Foxconn employee health and wellness concerns in Shenzhen, China
Since 2003, HP has worked with Foxconn to improve its global social and environmental (SER) performance, as well as its conformance to HP’s Electronic Industry Code of Conduct. Despite improvements in SER performance since then, the company (which supplies HP and many other electronics manufacturers) faced unprecedented challenges in 2010, when more than a dozen workers at two factories in Shenzhen, China, committed or attempted suicide. Media, customer, and executive attention on the industry and region increased heavily, with the incidents making front-page headlines at global news outlets.
Follow-up analyses by nongovernmental organizations (NGOs) and government departments identified a number of concerns. These related to facility-specific issues such as wages and benefits, high work intensity, occupational health and safety, work hours, management quality, employee breaks, grievance mechanisms, treatment of student workers, and dining and living conditions. Other concerns involved the implications of broader structural social changes in China, specifically with regards to Chinese migrant workers’ well-being and needs.
HP’s response
HP had been regularly meeting with senior executives at Foxconn to improve working conditions before the suicides occurred. In response to the tragic events, HP supplemented traditional audits, factory tours by senior executives, and senior executive meetings with third-party and HP-led worker attitude surveys. In May 2010, HP commissioned a third-party survey of workers in the HP production area at one of the Foxconn factories in Shenzhen. In addition, a similar survey was conducted in July 2010 at a different Foxconn factory in Chongqing, China. In total, 453 workers were surveyed by questionnaire, and 182 participated in group interview sessions. The objective of the research in both surveys was to understand sentiment among workers, explore attitudes to working at the facility, and gauge worker awareness and acceptance of employee assistance programs. The surveys found a desire for better wages and concerns about management style, including communication between line leaders, supervisors, and line workers.

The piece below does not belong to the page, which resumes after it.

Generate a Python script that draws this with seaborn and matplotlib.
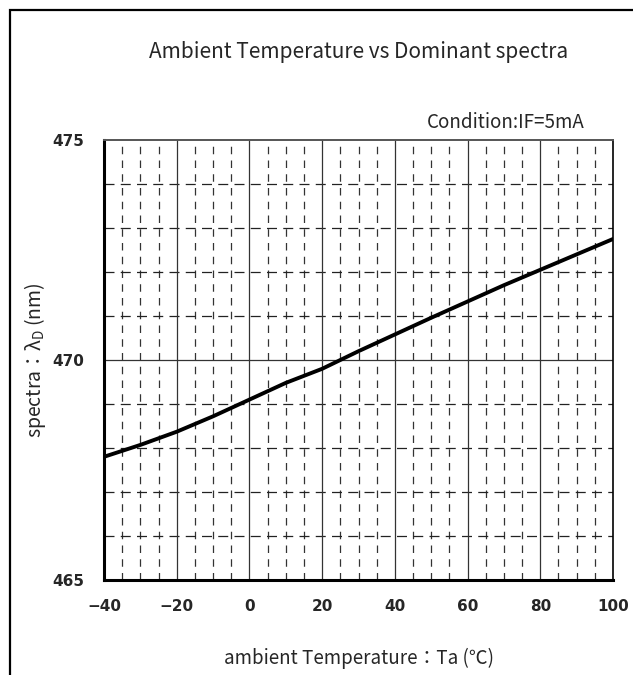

Based on the results of the interviews and similar worker surveys conducted by Foxconn internally, senior executives from both companies (including senior vice presidents responsible for HP product manufacturing) agreed on corrective action plans, including implementing supervisor training, reducing overtime working hours, improving dormitory assignments based on shift patterns, and addressing laundry complaints. Every one to two weeks, through regular meetings and key performance indicators, HP tracked progress on these actions as well as other changes implemented by Foxconn. As several of those action areas concerned dormitories and other living arrangements at Foxconn, in July 2010, Tony Prophet, senior vice president of Operations in HP’s Personal Systems Group, visited the facility and toured the dormitories, canteens, food preparation areas, employee hotline facility, wellness centers, and leisure areas of the facility to gain first-hand experience of the working conditions at the site and to see improvements being made.
In November 2010, HP invited 16 of our key suppliers in China, including Foxconn, to a workshop on job-related stress prevention. This workshop introduced a method for managing stress in workplaces that encourages active involvement of frontline workers in improving their work environment.
HP continues to work closely with Foxconn to support its SER efforts and help ensure that the progress observed in subsequent audits and key performance indicators is sustained.
Foxconn’s response
Foxconn surveyed nearly 30,000 of its workers, asking where improvements could be made. In response to some of the findings, the company has introduced changes to factory conditions. These include increasing wages for many workers significantly above the local minimum wage; reducing overtime hours; improving worker care and grievance management; providing training to improve worker-management communication; monitoring and auditing food quality; allocating dormitories with consideration of workers’ backgrounds; assigning more considerate work locations and shifts; improving dormitory cleanliness; and adding more entertainment facilities.
The tragic suicides and subsequent workforce analysis (see below) also raised broader questions about the manufacturing model in China. Foxconn has begun an extensive transformation of its manufacturing workplace conditions, with a focus on three key elements:
- Establishing new salary standards that reduce pressure for overtime as a personal necessity for employees
- Moving some manufacturing operations closer to migrant workers’ hometowns, and thereby maintaining social structures and support systems
- Helping employees integrate better into the community to promote a positive work-life balance and create a more extensive support network
The changing Chinese workforce
In 2010, the All China Federation of Trade Unions released a study assessing the new generation of Chinese migrant workers. The study provided insight into labor challenges that face suppliers, despite improving labor and environmental standards in the country, and described several recent trends. Compared with previous generations, average workers from the post-1980s generation:
- Are slightly younger, with an average age of 23 compared with 26
- Have heightened career ambitions
- Are less likely to return to their home town, preferring to settle in their new community
- Are better educated, and place a higher value on challenges and skills development
- Expect a higher income from their work
Changes to Chinese policy have already begun to reflect the needs and desires of this new generation of workers. The government has increased minimum wages in 14 provinces, and analysis shows that further increases will follow in 2011. Senior politicians, including President Hu Jintao, have called for better treatment of workers in general, and particularly migrant workers.